Full ERROR Message Example:
ERROR [Native-Transport-Requests-477] 2020-08-12 14:19:40,354 JVMStabilityInspector.java:74 - OutOfMemory error letting the JVM handle the error: java.lang.OutOfMemoryError: Direct buffer memory at java.nio.Bits.reserveMemory(Bits.java:695) ~[na:1.8.0_252] at java.nio.DirectByteBuffer.<init>(DirectByteBuffer.java:123) ~[na:1.8.0_252] at java.nio.ByteBuffer.allocateDirect(ByteBuffer.java:311) ~[na:1.8.0_252] at org.apache.cassandra.utils.memory.BufferPool.allocate(BufferPool.java:114) ~[apache-cassandra-3.11.6.jar:3.11.6] at org.apache.cassandra.utils.memory.BufferPool.access$1000(BufferPool.java:50) ~[apache-cassandra-3.11.6.jar:3.11.6] at org.apache.cassandra.utils.memory.BufferPool$LocalPool.allocate(BufferPool.java:408) ~[apache-cassandra-3.11.6.jar:3.11.6] at org.apache.cassandra.utils.memory.BufferPool$LocalPool.access$000(BufferPool.java:335) ~[apache-cassandra-3.11.6.jar:3.11.6] at org.apache.cassandra.utils.memory.BufferPool.takeFromPool(BufferPool.java:126) ~[apache-cassandra-3.11.6.jar:3.11.6] at org.apache.cassandra.utils.memory.BufferPool.get(BufferPool.java:98) ~[apache-cassandra-3.11.6.jar:3.11.6] at org.apache.cassandra.io.util.BufferManagingRebufferer.<init>(BufferManagingRebufferer.java:45) ~[apache-cassandra-3.11.6.jar:3.11.6]
What does this ERROR message mean?
The DSE process has consumed all of the memory allocated to it by the JVM. There are many root causes which can cause Java out of memory, such as large result sets, high application load, using field cache in the Solr queries, bad queries, etc. This leads to the JVM to throw a more specific error about exactly how it is failing. The subsequent error from the JVM will provide more useful information.
Why does this ERROR occur?
This error occurs when the DSE process is consuming too much heap. This can be a result of a large or inefficient workload, as a result of a configuration error, or due to an under-provisioned cluster.
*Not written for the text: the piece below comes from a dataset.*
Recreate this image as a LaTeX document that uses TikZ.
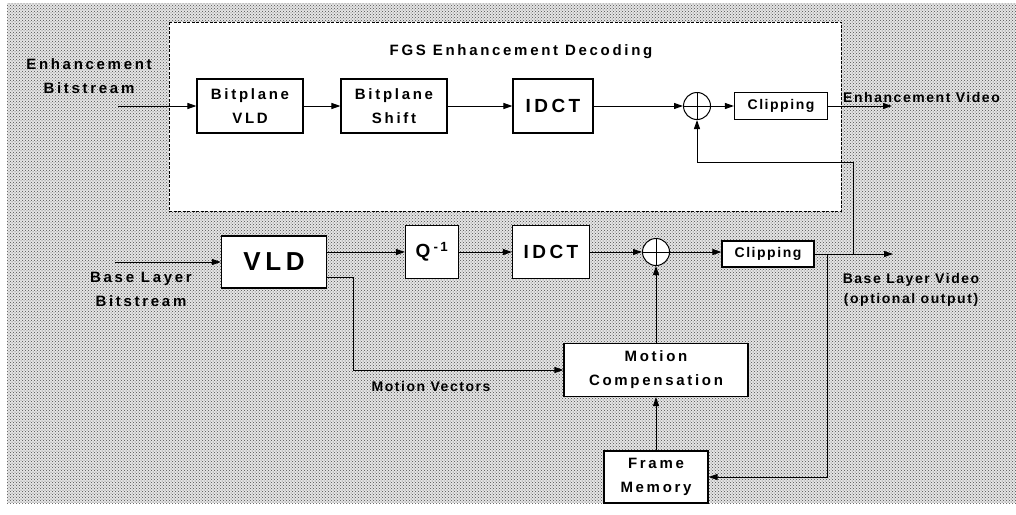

Heap tuning will vary per cluster and workload, but if it is not performed correctly, you will likely run into one of these errors.
There are 5 JVM errors that almost always follow this initial message:
java.lang.OutOfMemoryError: Direct buffer memory
This can be caused when there are too many netty connections and the native memory eventually is exhausted
This can be caused by lots of large requests that require more memory and eventually exhaust the pool
This can sometimes occur when loading a very large snapshot that requires more memory than provided by the default sstableloader heap settings
This can be a result of a known issue with the java.nio cache as detailed in this article. https://support.datastax.com/hc/en-us/articles/360000863663-JVM-OOM-direct-buffer-errors-affected-by-unlimited-java-nio-cache
java.lang.OutOfMemoryError: GC overhead limit exceeded
The java.lang.OutOfMemoryError: GC overhead limit exceed means JVM can't clean up enough space during GC within several GC cycles. It could happen when the heap size on the application didn't accommodate the needs; or there was memory leak on your code implementation, and so on.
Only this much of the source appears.